The clinical relevance of invasive fungal infection has greatly increased since the second half of the twentieth century. The rate of fungal bloodstream infections in the United States tripled between 1979 and 2000, and continues to rise through present day. This significant increase in infection rate is due to rapid growth the population of immunosuppressed individuals as a result of chemotherapy, anti-rejection therapy during organ transplantation, and HIV/AIDS. The pathogenic fungi Candida albicans, Aspergillus fumigatus, and Rhizopus oryzae are responsible for 90% of all invasive fungal infections and have significant mortality rates that range from 30% to 95%.

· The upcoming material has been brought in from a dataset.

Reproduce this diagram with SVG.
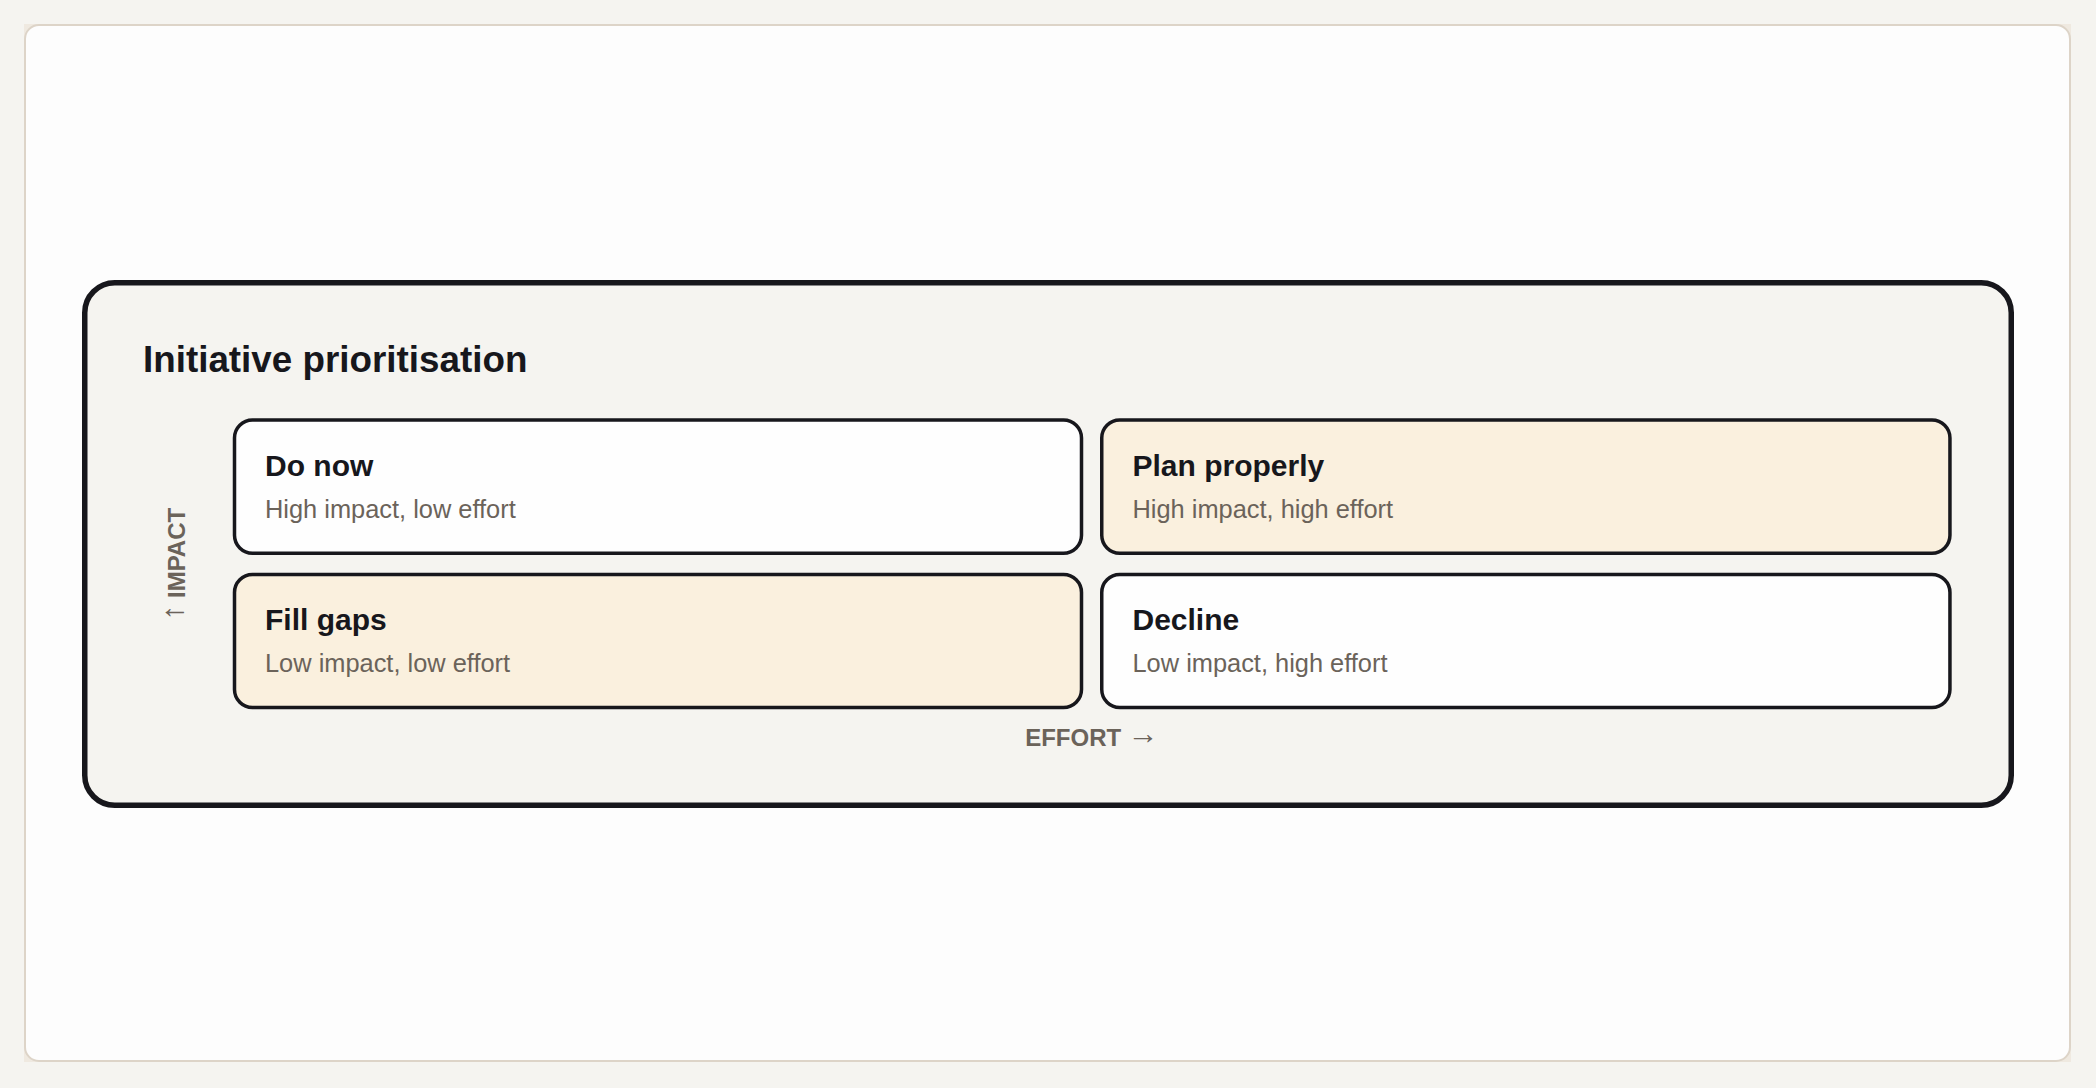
<svg xmlns="http://www.w3.org/2000/svg" width="2096" height="1088" viewBox="0 0 2096 1088">
  <style>
    .box { stroke: #17171c; stroke-width: 3.5; }
    .white { fill: #fefefe; }
    .cream { fill: #faf0de; }
    .head { font-family: "Liberation Sans", Arial, sans-serif; font-weight: bold; font-size: 30px; fill: #17171c; }
    .sub { font-family: "Liberation Sans", Arial, sans-serif; font-size: 25.4px; fill: #6b635a; }
    .axis { font-family: "Liberation Sans", Arial, sans-serif; font-weight: bold; font-size: 24px; fill: #6b635a; }
    .arrow { font-family: "Liberation Sans", Arial, sans-serif; font-weight: normal; font-size: 31px; }
    .title { font-family: "Liberation Sans", Arial, sans-serif; font-weight: bold; font-size: 36.8px; fill: #17171c; }
  </style>
  <rect x="0" y="0" width="2096" height="1088" fill="#f5f4f0"/>
  <rect x="24" y="24" width="2047" height="1038" fill="#efe9e0"/>
  <rect x="25" y="25" width="2045" height="1036" rx="14" fill="#fdfdfd" stroke="#ddd4c8" stroke-width="2"/>

  <g id="container">
    <rect x="84.75" y="282.75" width="1926.5" height="522.5" rx="30" fill="#f5f4f0" stroke="#17171c" stroke-width="5.5"/>
    <text class="title" x="143" y="372">Initiative prioritisation</text>
  </g>

  <g id="do-now">
    <rect class="box white" x="234.5" y="420" width="847" height="133.3" rx="18"/>
    <text class="head" x="265" y="475.5">Do now</text>
    <text class="sub" x="265" y="517.5">High impact, low effort</text>
  </g>

  <g id="plan-properly">
    <rect class="box cream" x="1101.75" y="420" width="848.2" height="133.3" rx="18"/>
    <text class="head" x="1132.5" y="475.5">Plan properly</text>
    <text class="sub" x="1132.5" y="517.5">High impact, high effort</text>
  </g>

  <g id="fill-gaps">
    <rect class="box cream" x="234.5" y="574.5" width="847" height="133.1" rx="18"/>
    <text class="head" x="265" y="630">Fill gaps</text>
    <text class="sub" x="265" y="671.5">Low impact, low effort</text>
  </g>

  <g id="decline">
    <rect class="box white" x="1101.75" y="574.5" width="848.2" height="133.1" rx="18"/>
    <text class="head" x="1132.5" y="630">Decline</text>
    <text class="sub" x="1132.5" y="671.5">Low impact, high effort</text>
  </g>

  <g id="axes">
    <text class="axis" x="1092" y="745.5" text-anchor="middle">EFFORT <tspan class="arrow" dy="-2">→</tspan></text>
    <text class="axis" transform="translate(185 564) rotate(-90)" x="0" y="0" text-anchor="middle"><tspan class="arrow" dy="-2">↑</tspan><tspan dy="2"> IMPACT</tspan></text>
  </g>

  <g id="connectors"></g>
</svg>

The successful clearance of a fungal infection requires the combined activity of antifungal therapy and the host immune system. Mortality associated with fungal infections has declined only slightly despite the introduction of new, more potent antifungal agents with less toxic side-effects, indicating that alternative therapeutic approaches are necessary. One such approach would be to combine current antifungal agents with therapy that enhances the host immune response to fungal infections. Augmenting the host's ability to eliminate a pathogen requires a sophisticated understanding, at the molecular level, of the host-pathogen interaction. It is in this area that there is inadequate scientific information.
There are no standard vaccines that exist for preventing fungal infections. Furthermore, fungi are eukaryotes that share many of the same biological processes as humans, and therefore some antifungal drugs cause toxicity when used therapeutically. Hence, there exists a significant need to develop broad-spectrum antifungal preventive and/or treatment strategies. With the long-term goal of identifying novel preventative and/or therapeutic targets to combat invasive fungal infections, the work proposed in this application will focus on understanding the complex interaction between pathogenic fungi and the host, with a focus on Candida spp., Aspergillus spp. and species in the order Mucorales (which cause mucormycosis).
Our central hypothesis is that omics-based approaches as applied to the study of pathogenic fungal-host interactions will enable us to define commonalities as well as key differences among these organisms and the responses they elicit in the host that can ultimately be exploited in the design of novel anti-fungal therapies. To this end, we will perform a comprehensive comparative genome analysis on the entire collection of genome sequences for these strains to define potential therapeutic targets. We will also perform RNA-seq on infected tissues from several, well-established, in vitro models of candidiasis, aspergillosis, and mucormycosis. Utilizing advanced technologies to achieve extremely deep sequencing coverage, this analysis will allow us to determine core host responses to each of these phylogenetically distinct fungi as well as fungus-specific responses.